Por Alejandro Miranda Velázquez
Ejecutivo Principal, CAF – Banco de Desarrollo de América Latina
La mitigación y adaptación son las dos respuestas estrella para enfrentar el desafío del cambio climático, por buenas razones: a través de las acciones de mitigación se reduce la emisión de gases de invernadero mientras que con la adaptación, el mundo se prepara para afrontar sus efectos.
Ambas acciones son altamente relevantes y complementarias, pero cuando se analizan y plantean soluciones, generalmente los gobiernos dirigen sus esfuerzos hacia una de las caras de la moneda, descuidando la otra y acotando el alcance de las iniciativas.
El dilema de priorizar un tipo de acción sobre otra es, en gran medida, resultado de la manera en que históricamente se llevaron a cabo las negociaciones de la Convención Marco de las Naciones Unidas sobre el Cambio Climático. En su momento, la comunidad internacional centró su atención en alcanzar un acuerdo vinculante que limitara –mitigando así- la emisión de gases de efecto invernadero, sin reconocer la oportunidad y derecho que la adaptación representaba para los países en vías de desarrollo. De hecho, no fue sino hasta la ratificación del Acuerdo de París en 2015, cuando formalmente ésta alcanzó el mismo nivel de importancia que la mitigación, incluso en los países en vías de desarrollo.
Esta aproximación originó que en la última década casi la totalidad de los recursos de cooperación disponibles para combatir el cambio climático se destinarán a acciones de mitigación. A esto se sumó la falta de participación del sector privado en la implementación de este tipo de actividades, por no contar con el conocimiento e información para evaluar sus beneficios, incluyendo el retorno de la inversión.
Diferentes estudios establecen que el costo incremental para hacer inversiones resilientes al clima, varía entre 5 y 20 por ciento del total de la inversión. Estos mismos estudios concluyen que aún cuando se requiere invertir un monto adicional para incluir el componente de adaptación en los proyectos, sus beneficios son mayores que sus costos. Por ejemplo, se calcula que por cada dólar invertido se pueden ahorrar al menos 5, debido a que hay daños evitados, es decir, costos que habrían ocurrido en ausencia de cualquier medida de adaptación.

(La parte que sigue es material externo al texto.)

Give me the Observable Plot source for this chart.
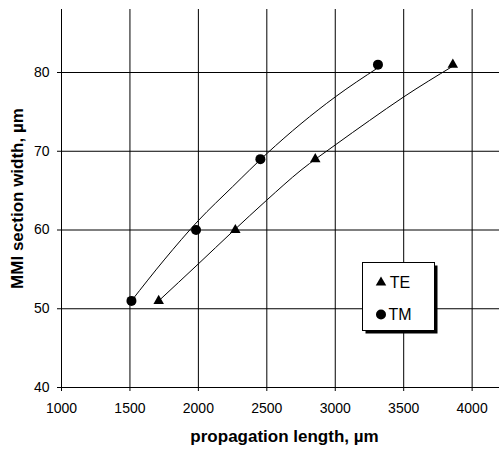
<!DOCTYPE html>
<html>
<head>
<meta charset="utf-8">
<script src="https://cdn.jsdelivr.net/npm/d3@7"></script>
<script src="https://cdn.jsdelivr.net/npm/@observablehq/plot@0.6"></script>
<style>
  html, body { margin: 0; padding: 0; background: #fff; }
  svg { font-family: "Liberation Sans", Arial, sans-serif; }
</style>
</head>
<body>
<div id="chart"></div>
<script>
// Measured points
const teLength = [1710, 2270, 2854, 3859];
const teWidth  = [51, 60, 69, 81];
const tmLength = [1511, 1983, 2453, 3312];
const tmWidth  = [51, 60, 69, 81];

// Trend curves
const teCurveX = [1710, 2000, 2250, 2500, 2750, 3000, 3250, 3500, 3859];
const teCurveY = [51.0, 55.7, 59.8, 63.8, 67.6, 70.8, 73.9, 76.9, 80.8];
const tmCurveX = [1511, 1750, 2000, 2250, 2500, 2750, 3000, 3312];
const tmCurveY = [51.0, 56.2, 61.2, 65.5, 69.7, 73.5, 76.9, 80.6];

const xTicks = [1000, 1500, 2000, 2500, 3000, 3500, 4000];
const yTicks = [40, 50, 60, 70, 80];
const seriesNames = ["TE", "TM"];
const xTitle = "propagation length, µm";
const yTitle = "MMI section width, µm";

const te = teLength.map((x, i) => ({x, y: teWidth[i]}));
const tm = tmLength.map((x, i) => ({x, y: tmWidth[i]}));
const teCurve = teCurveX.map((x, i) => ({x, y: teCurveY[i]}));
const tmCurve = tmCurveX.map((x, i) => ({x, y: tmCurveY[i]}));

const chart = Plot.plot({
  width: 500,
  height: 450,
  marginLeft: 61,
  marginRight: 1,
  marginTop: 9,
  marginBottom: 63,
  style: {fontFamily: "Liberation Sans, Arial, sans-serif", fontSize: "14px", color: "#000", background: "#fff"},
  x: {domain: [1000, 4200]},
  y: {domain: [40, 88]},
  marks: [
    Plot.gridX(xTicks, {stroke: "#000", strokeOpacity: 1, strokeWidth: 1}),
    Plot.gridY(yTicks, {stroke: "#000", strokeOpacity: 1, strokeWidth: 1}),
    Plot.ruleX([1000], {stroke: "#000"}),
    Plot.ruleY([40], {stroke: "#000"}),
    Plot.axisX({ticks: xTicks, tickSize: 4, tickPadding: 12, fontSize: 14, label: null, tickFormat: d => String(d)}),
    Plot.axisY({ticks: yTicks, tickSize: 4, tickPadding: 8, fontSize: 14, label: null}),
    Plot.line(teCurve, {x: "x", y: "y", curve: "monotone-x", stroke: "#000", strokeWidth: 1}),
    Plot.line(tmCurve, {x: "x", y: "y", curve: "monotone-x", stroke: "#000", strokeWidth: 1}),
    Plot.dot(te, {x: "x", y: "y", symbol: "triangle", r: 3.9, fill: "#000", stroke: "none"}),
    Plot.dot(tm, {x: "x", y: "y", symbol: "circle", r: 5, fill: "#000", stroke: "none"}),
    Plot.text([xTitle], {frameAnchor: "bottom", textAnchor: "middle", dx: 4, dy: 54, lineAnchor: "bottom", fontSize: 17, fontWeight: "bold", fill: "#000"}),
    Plot.text([yTitle], {frameAnchor: "left", textAnchor: "middle", dx: -39, rotate: -90, lineAnchor: "bottom", fontSize: 17, fontWeight: "bold", fill: "#000"})
  ]
});

// Legend box
const svg = d3.select(chart);
const lg = svg.append("g").attr("class", "legend");
lg.append("rect").attr("x", 365.5).attr("y", 265.5).attr("width", 72).attr("height", 68).attr("fill", "#000");
lg.append("rect").attr("x", 362.5).attr("y", 262.5).attr("width", 72).attr("height", 68).attr("fill", "#fff").attr("stroke", "#000");
const symbols = [d3.symbolTriangle, d3.symbolCircle];
const sizes = [Math.PI * 3.9 * 3.9, Math.PI * 25];
seriesNames.forEach((name, i) => {
  const cy = 282.5 + i * 32;
  lg.append("path").attr("d", d3.symbol(symbols[i], sizes[i])()).attr("transform", `translate(381,${cy})`).attr("fill", "#000");
  lg.append("text").attr("x", 400).attr("y", cy).attr("dy", "0.36em").attr("font-size", 16).attr("fill", "#000").text(name);
});

document.getElementById("chart").appendChild(chart);
</script>
</body>
</html>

Para hacer frente a esta realidad se requiere dejar atrás la manera parcial de concebir los proyectos y crear mayor conciencia acerca de los beneficios que representa una aproximación integral. En ese sentido, la entrada en vigor del Acuerdo de París abre una excelente oportunidad para iniciar un nuevo abordaje en la concepción de las políticas públicas y proyectos, reinventando su alcance, fortaleciendo su vínculo y -sobre todo- maximizando y potenciando sus beneficios. Esta aproximación permitirá alinear las acciones climáticas con el desarrollo sostenible en vez de obstaculizarlo; reducir los costos en la implementación de políticas evitando la duplicación de esfuerzos; controlar y balancear los efectos negativos de estrategias independientes, y por cierto fomentar la sostenibilidad de las iniciativas.
Bajo este enfoque, es fundamental continuar fortaleciendo las capacidades de los gobiernos en el diseño y estructuración de proyectos integrales que, por sus propias características, no solamente les apoyará a alcanzar sus metas climáticas, sino que también contribuirá a migrar a economías bajas en carbono y resilientes con el clima.